I am listening to and reading other piano trios while writing the trio version of In Dreams... Now I have some Beethoven going (”The Ghost” with duPre, Barenboim and Zuckerman)  so if this post is a little scatter-brained, that’s why.

Today I will try to figure out the “Merry-Go-Round” section, which is a little dance piece centering around major seventh and ninth harmony and depending on repetition for its effect. My tendency is to get bored easily when I am writing, and to want variation for its own sake.  I remember thinking when I wrote this piece that I wanted to limit what I said. The point of a carousel is that the same thing happens over and over. As the Father and Mother spin around on the carousel, it seems the music will never stop and they will never get off.  Now I will see what I can do with new instruments to make that happen.

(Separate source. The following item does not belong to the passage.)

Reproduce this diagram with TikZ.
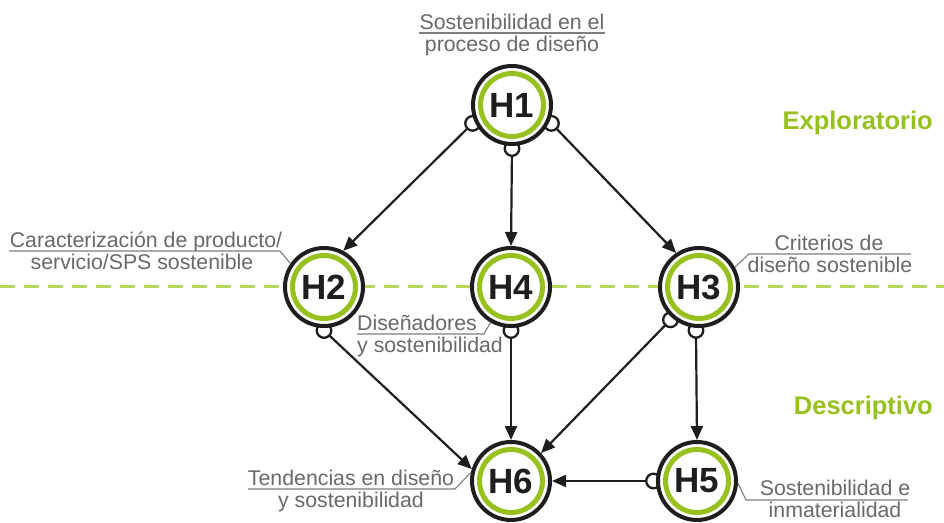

This is the photo we used for the Fringe Production of "In Dreams"

This is the photo we used for the Fringe Production of "In Dreams…"

The new version will be performed for Nautilus Rough Cuts on the evenings of May 18th and 19th. It will be fully danced, so on the 18th we will probably be downstairs from Nautilus’s itty little studio, to give it more space.  I hope to find a nice dance space for the 19th.